Luis Enrique Pérez

El 17 de diciembre del año 1770, en Bonn, ciudad de Alemania, fue bautizado el colosal artista de la música Ludwig van Beethoven. En esa ciudad era una tradición bautizar a los recién nacidos un día después del día de nacimiento. Es probable, entonces, que Beethoven haya nacido el 16 de diciembre, hace 247 años.

Beethoven creó nueve sinfonías, de las cuales el musicólogo George Grove afirmó que eran “los más grandes monumentos de la música.” La última sinfonía, la novena, opus 125, en la tonalidad de re menor, es una de las más grandes obras que, como maravillosas flores cósmicas, surgieron del genio sobrehumano de Beethoven. El nombre original de esta obra es “Sinfonía con coros finales sobre la Oda a la Alegría, de Schiller”.

La obra tiene cuatro grandes partes, o movimientos, cuyos nombres son “Allegro ma non troppo un poco maestoso”; “Molto vivace-presto”; “Adagio molto e cantabile-andante moderato”; y “Presto-allegro assai”, que termina con una sección vocal, cuya letra es suministrada por la Oda a la Alegría, de Schiller. La intención de crear una sinfonía con coros sobre esa oda había surgido ya en el año de 1793, cuando Beethoven tenía 23 años de edad. La sección vocal comienza con estas palabras del mismo Beethoven: “¡Oh amigos, no más esos sonidos! Cantemos sonidos más agradables y llenos de alegría. ¡Alegría! ¡Alegría!”.

La novena sinfonía fue dedicada originalmente al rey Federico Guillermo III, y después dedicada a la Sociedad Filarmónica de Londres. Fue escuchada por primera vez en Viena, el 7 de mayo del año 1824. La partitura fue publicada por primera vez en el año 1826. La empresa editora, del señor Bernhard Schott, le asignó el número 2,322.

Esta sinfonía es una de las obras más grandes de la humanidad. Es una manifestación de las más impresionantes potencias creadoras del espíritu humano. Ante ella el Universo palidece, con obligada humildad. La obra me sugiere pensamientos que he osado expresar en los términos siguientes. Advierto que son pensamientos exclusivamente personales, inevitablemente íntimos, que han surgido de mi más pura y extasiada subjetividad.

El primer movimiento es el surgir de la consciencia en el Universo. Luego de ese surgir deviene la lucha por subsistir en un mundo adverso.
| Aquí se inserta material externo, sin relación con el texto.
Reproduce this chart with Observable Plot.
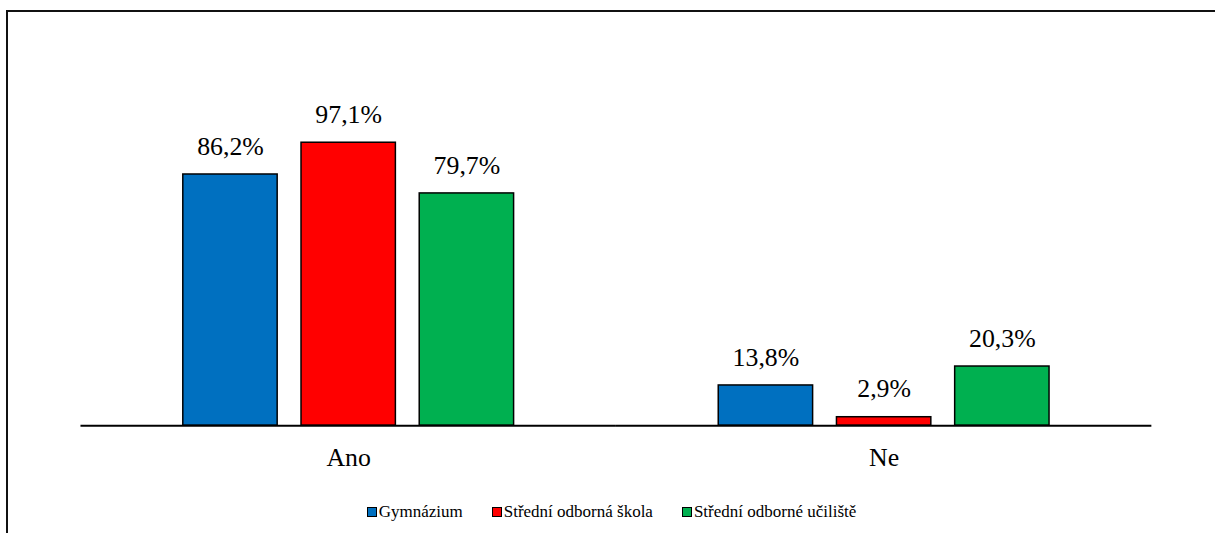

Las primeras fuerzas humanas combaten contra las fuerzas brutas de la naturaleza. La consciencia resulta victoriosa; pero ella es todavía un impulso primitivo entre tinieblas del ser. Es el incipiente espíritu humano que nebulosamente atisba el mundo. Finalmente la consciencia, transformada por un misterioso poder divino, adquiere la vencedora energía de la luminosa autoconsciencia.

El segundo movimiento es, en la nueva vida de la consciencia, el conflicto entre los mismos seres humanos, que sustituye al viejo combate con la naturaleza. La guerra parece ser el destino final. Los extáticos momentos de paz, expresados en el trío de este movimiento, tan deliciosos como efímeros, solo brindan un consuelo.

El tercer movimiento es el ser humano que, extenuado por su propio conflicto, se refugia en las más profundas interioridades de la consciencia y emprende vastas meditaciones. La desesperanza, la melancolía y el temor lo abruman. No hay alguna certidumbre sobre algún gratificante destino final. La historia de la humanidad parece haber perdido sentido. El ser humano se siente solitario y perdido en un indolente Universo. Su vida es tragedia. Una absurda resignación parece imponerse sobre él.

En el cuarto movimiento, el ser humano se rebela contra la tragedia y la resignación. El belígero conflicto entre los mismos seres humanos ha de terminar, y ser sustituido por la hermandad que brota de la alegría, “bella chispa divina”. Surge entonces una paradisíaca comunidad fraterna. Y se celebra la fiesta más grandiosa de la que haya sido testigo el Universo. Es la fiesta de los hombres alegres, de los hombres libres; de los hombres saludados por Dios; de los hombres convertidos en amigos de Dios, que mora “sobre las estrellas”.

Post scriptum. He escuchado la novena sinfonía de Beethoven desde que era un adolescente. Y seguiré escuchándola, hasta que la muerte me prohíba escucharla. Empero, no me podrá prohibir que, en una nueva e insospechada residencia del espíritu inmortal, vuelva a escucharla.